Although FATCA is structured to address offshore tax abuse, he noted, offshore account information has significance far beyond the tax context, affecting cases involving money laundering and financial fraud. Given the importance of offshore account disclosures, FATCA guidance and implementing regulations should create account FATCA forms that are not designated as tax return information but, like FBARs, may be provided to law enforcement and regulators upon request.
Foreign financial institutions are not U.S. taxpayers, he said, and will not be supplying tax information on behalf of their U.S. clients; they will instead be providing information about accounts opened by U.S. persons. According to the Senator, the U.S. Supreme Court has long held that bank account information is not inherently confidential but is subject to inspection by law enforcement and others in appropriate circumstances. Foreign account information is too important to a wide range of civil and criminal law enforcement and financial regulators efforts to be designated as tax return information bound by IRC Section 6103's severe restrictions on access.
Similarly, he urged that FFI Agreements, auditor verification forms, copies of actual account documentation be treated as non-tax return information available to the larger law enforcement and regulatory communities.

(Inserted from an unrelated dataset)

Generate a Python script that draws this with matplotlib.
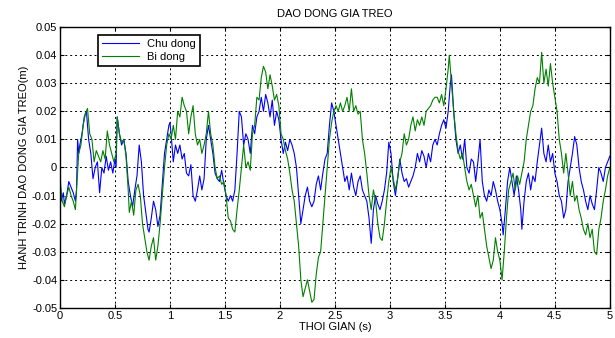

In addition to giving FFI forms the same status as FBAR forms, the implementing rules should construct those forms to ensure that they collect and produce account information in a standardized electronic format that will enable efficient analysis of data. Treasury and the IRS should consult with IRS analysts and revenue agents as well as the Tax Division of the Justice Department to determine how the collected information should be structured to provide timely and usable data in tax enforcement efforts. Treasury and the IRS should also consider making the FFI data compatible with the existing FBAR database so that the two sets of forms can be easily analyzed in an integrated fashion.